News Release: Politics

Jan. 20,  2009

Inauguration Commentary: Obama Helps Nation Realize King's "Beloved Community"

Emory University's Rudolph P. Byrd, Goodrich C. White Professor of American Studies, is in Washington, D.C. for the inauguration of President Barack Obama. An engaged scholar committed to service at the local and national levels, Byrd is the founder and director of Emory's James Weldon Johnson Institute, which fosters new scholarship, teaching and public dialogue on the origins, evolution and legacy of the modern civil rights movement.

He offered these thoughts on the significance of the inauguration of now-President Barack Obama:

"Occurring in the same year as the 200th anniversary of the birth of Abraham Lincoln and the centenary of the founding of the National Association for the Advancement for Colored People, the inauguration of Barack H. Obama as the President of the United States possesses enormous symbolic significance.
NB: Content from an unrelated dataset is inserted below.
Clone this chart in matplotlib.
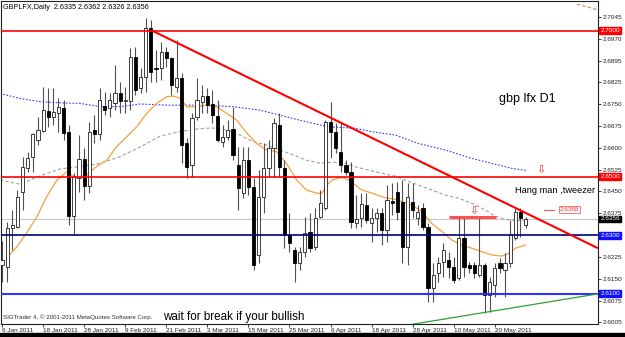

As a symbol of the outsider (the immigrant, the stranger in the village, the gay and lesbian) and as a member of a racial group who still constitutes "a peculiar and powerful interest," he is evidence that the United States remains a place of infinite possibility. As the bridge between the generation of Americans who lived the modern civil rights movement and those who know this noble social movement only as history, President Obama is proof that our nation has made significant progress in realizing what Dr. Martin Luther King Jr. called "the beloved community."

As a leader who rises above ideology and who brings a message of hope and pragmatism, he calls us to the recognition that "We are not enemies, but friends" to summon the words of Lincoln. The embodiment of difference, he is potentially the bridge across all our lines of difference. These elements and more constitute the basis of President Obama’s national appeal and will define his historic presidency."